Privacy-preserving smart contracts (PPSCs) extend blockchain computation from transparent execution to confidential applications, enabling mutually distrustful parties to jointly compute contract logic on private inputs. Existing PPSC designs can be categorized into two main paradigms: trusted hardware–based systems and cryptographic systems. Trusted hardware-based systems provide general programmability and the performance is usually close to non-confidential computation, but the hardware has to be trusted. In contrast, cryptographic systems require much lower trust on the hardware but the performance is usually much lower.

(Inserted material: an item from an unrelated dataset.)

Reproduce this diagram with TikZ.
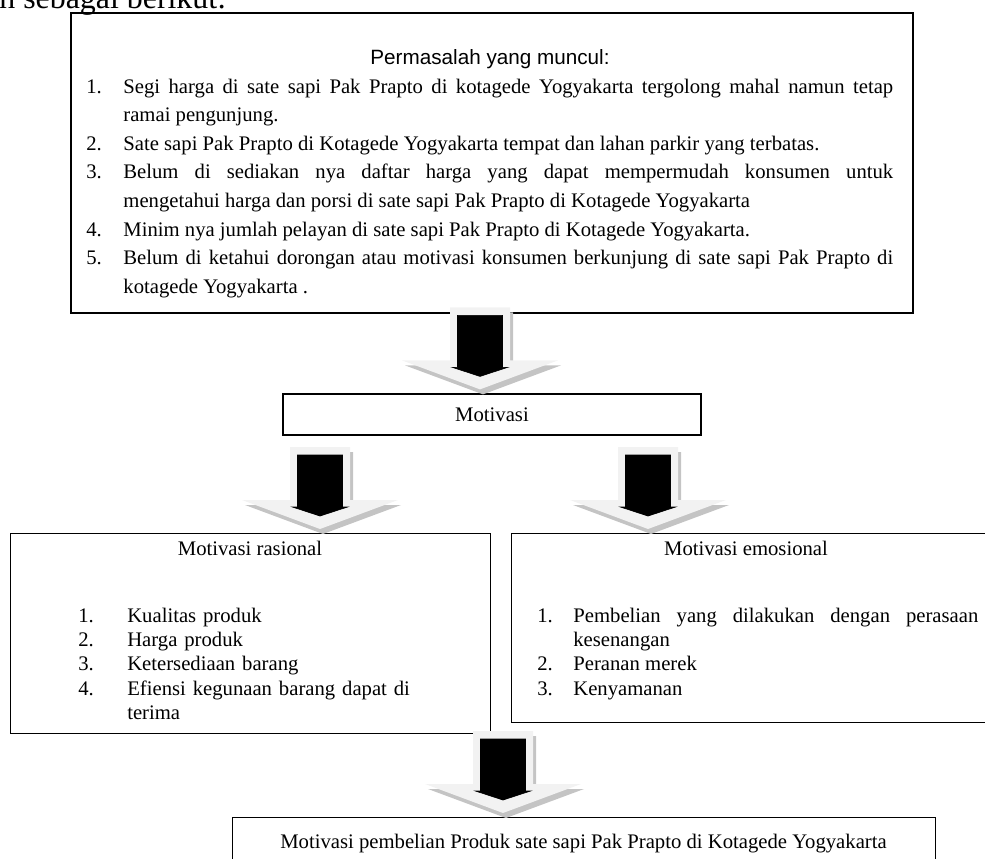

In this paper, we propose a hybrid PPSC framework that combines trusted hardware with cryptographic techniques, achieving both general programmability and reduced reliance on trusted hardware. Specifically, the TEE executes the smart contracts, but needs to authenticate the computation. A proof of the encrypted computational results is sent on-chain, and the blockchain authenticates the computational and aggregates the computational results using cryptographic approaches such as homomorphic encryption. In this way, the confidential smart contract via TEE is both efficient and general programmable, without being trusted. Meanwhile, the on-chain cryptographic approach does not introduce high overhead as it only authenticates and aggregates the results. We formalize the system model and security goals, and prove the correctness using the Universal Composability framework. Our implementation and evaluation on Intel SGX as the trusted hardware and Solidity as the smart contract show that our approach achieves nearly no degradation on the performance compared to non-confidential computation.